The kick that Life ultimately gives Dol is nothing she or the reader could anticipate.
"Telex from Cuba"
by Rachel Kushner
Scribner, 322 pp., $25
Cuba before Fidel Castro's revolution is only half a century away from us in time — but the milieu Rachel Kushner depicts in her stunner of a novel will be completely unfamiliar to most readers. It's an American corporate enclave in Cuba's Oriente Province where Kushner's mother grew up, home to both a United Fruit Company sugarcane plantation and a U.S. government-owned nickel mining operation, later nationalized by the Castro regime.
"People have no idea, the scale of things," one character comments. "Fourteen thousand cane cutters. Eight hundred fifty railcars. Our own machine shops, to repair every part in the mill. Our own airstrip." Not to mention an Americans-only country club (with yacht access) and a generous supply of servants at bargain prices.

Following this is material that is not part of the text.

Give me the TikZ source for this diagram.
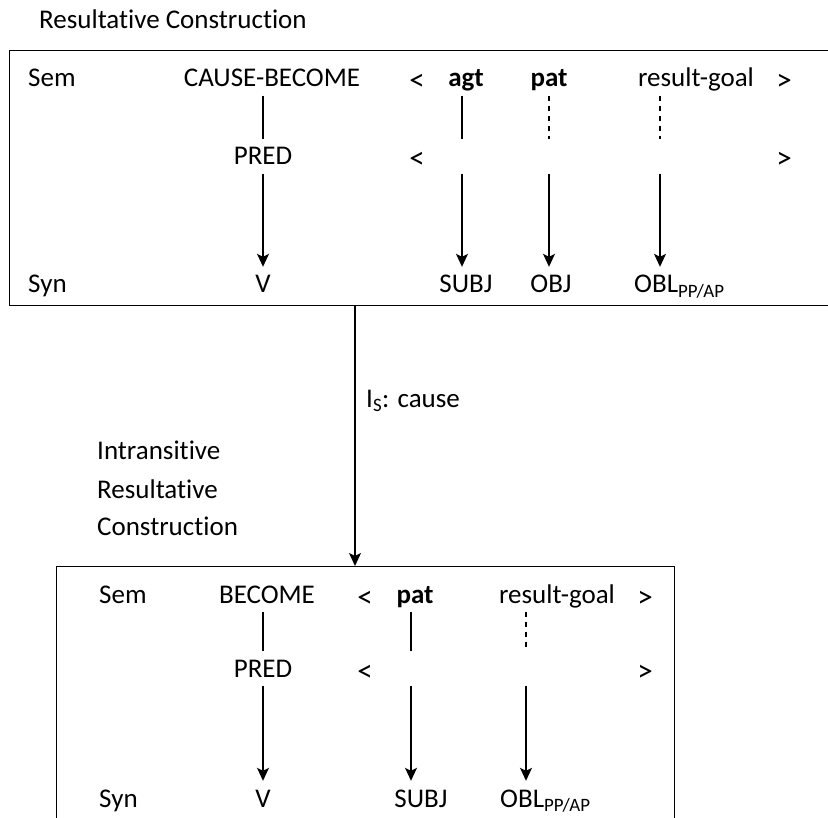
\documentclass[tikz,border=0pt]{standalone}
\usepackage{fontspec}
\setmainfont{Carlito}[Ligatures=NoCommon]
\usepackage{tikz}
\usetikzlibrary{arrows.meta}

\begin{document}
\begin{tikzpicture}[x=1pt,y=-1pt]
	\tikzstyle{every node}=[font=\fontsize{27}{32}\selectfont]
	\tikzstyle{txt}=[anchor=base, inner xsep=1pt, inner ysep=4pt, text height=22pt, text depth=4.5pt]
	\tikzstyle{brk}=[txt, font=\fontsize{31}{36}\selectfont]
	\tikzstyle{box}=[draw, line width=1.4pt, inner sep=0pt, anchor=north west]
	\tikzstyle{link}=[line width=1.3pt]
	\tikzstyle{dsh}=[line width=1.3pt, dash pattern=on 5pt off 5pt]
	\tikzstyle{arr}=[line width=1.3pt, -{Stealth[length=13pt,width=12pt,inset=3pt]}]
	
	\clip (0,0) rectangle (828,818);
	
	\node[txt, anchor=base west] (title) at (38,29) {Resultative Construction};
	
	% upper construction
	\node[box, minimum width=826pt, minimum height=255pt] (box1) at (9,50) {};
	\node[txt, anchor=base west] (sem1) at (27,87) {Sem};
	\node[txt] (cb) at (272,87) {CAUSE-BECOME};
	\node[brk] (lta) at (417,91) {<};
	\node[txt] (agt) at (466,87) {\textbf{agt}};
	\node[txt] (pat1) at (549,87) {\textbf{pat}};
	\node[txt] (rg1) at (696,87) {result-goal};
	\node[brk] (gta) at (784,91) {>};
	
	\node[txt] (pred1) at (263,165) {PRED};
	\node[brk] (ltb) at (417,169) {<};
	\node[txt] (agtp) at (462,165) {};
	\node[txt] (patp) at (549,165) {};
	\node[txt] (rgp) at (660,165) {};
	\node[brk] (gtb) at (784,169) {>};
	
	\node[txt, anchor=base west] (syn1) at (27,293) {Syn};
	\node[txt] (v1) at (263,293) {V};
	\node[txt] (subj1) at (466,293) {SUBJ};
	\node[txt] (obj1) at (551,293) {OBJ};
	\node[txt, anchor=base west] (obl1) at (633,293) {OBL\textsubscript{PP/AP}};
	
	\draw[link] (cb.south -| pred1) -- (pred1);
	\draw[arr] (pred1) -- (v1);
	\draw[link] (agt.south -| agtp) -- (agtp);
	\draw[arr] (agtp) -- (subj1.north -| agtp);
	\draw[dsh] (pat1) -- (patp);
	\draw[arr] (patp) -- (obj1.north -| patp);
	\draw[dsh] (rg1.south -| rgp) -- (rgp);
	\draw[arr] (rgp) -- (obl1.north -| rgp);
	
	% inheritance link
	\coordinate (cx) at (355,0);
	\node[box] (box2) at (56,566) [minimum width=618pt, minimum height=270pt] {};
	\draw[arr] (box1.south -| cx) -- (box2.north -| cx);
	\node[txt, anchor=base west] (cause) at (365,408) {I\textsubscript{S}: cause};
	
	\node[txt, anchor=base west] (intr1) at (96,460) {Intransitive};
	\node[txt, anchor=base west] (intr2) at (96,498) {Resultative};
	\node[txt, anchor=base west] (intr3) at (96,535) {Construction};
	
	% lower construction
	\node[txt, anchor=base west] (sem2) at (98,603) {Sem};
	\node[txt] (bec) at (267,603) {BECOME};
	\node[brk] (ltc) at (365,607) {<};
	\node[txt] (pat2) at (415,603) {\textbf{pat}};
	\node[txt] (rg2) at (557,603) {result-goal};
	\node[brk] (gtc) at (645,607) {>};
	
	\node[txt] (pred2) at (263,677) {PRED};
	\node[brk] (ltd) at (365,681) {<};
	\node[txt] (patq) at (411,677) {};
	\node[txt] (rgq) at (526,677) {};
	\node[brk] (gtd) at (645,681) {>};
	
	\node[txt, anchor=base west] (syn2) at (98,807) {Syn};
	\node[txt] (v2) at (263,807) {V};
	\node[txt] (subj2) at (421,807) {SUBJ};
	\node[txt, anchor=base west] (obl2) at (499,807) {OBL\textsubscript{PP/AP}};
	
	\draw[link] (bec.south -| pred2) -- (pred2);
	\draw[arr] (pred2) -- (v2);
	\draw[link] (pat2.south -| patq) -- (patq);
	\draw[arr] (patq) -- (subj2.north -| patq);
	\draw[dsh] (rg2.south -| rgq) -- (rgq);
	\draw[arr] (rgq) -- (obl2.north -| rgq);
	
\end{tikzpicture}
\end{document}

Narrated from numerous points of view, "Telex from Cuba" chronicles six years in the life of this privileged Little America that coincided with Fulgencio Batista's second and final stint in power (1952-1958). The result is a fluid, eye-opening symphony of a book, with American voices dominating, but with Cuban, Jamaican and Haitian voices — imported cane-field, mining and domestic help — chiming in.
Kushner's period detail is terrific, and her characters — stiff-necked American bosses; their more sympathetic, acerbic or fluttery wives; their wide-eyed offspring for whom Cuba, in some cases, is the only home they've known — are finely drawn. She's especially good at tapping into the layered nature of children's perceptiveness: their vivid apprehensions, their belated understandings.
The book opens with a literal crackle and bang, as teenager K.C. Stites recalls the first incident that spelled the doom of American corporate control of the Cuban sugar industry: a rebel-set fire that puts the cane fields up in smoke. From there the novel circles through Havana nightclubs and rebel encampments and back to the American colony again.
Real historical figures mix with Kushner's fictional creations. The attraction of Batista's offer to American corporations — "no strikes, no labor laws, no taxes, no problema" — is obvious. So is the objection that Castro and many field workers have to this arrangement.
A last master stroke is the inclusion in the cast of a Havana exotic dancer, Rachel K, who has clandestine connections with every power player in the book. It's a bold piece of artifice that works: a trickster surrogate who lets author Kushner vicariously savor the excess and glamour of the era she depicts, while also indicting it.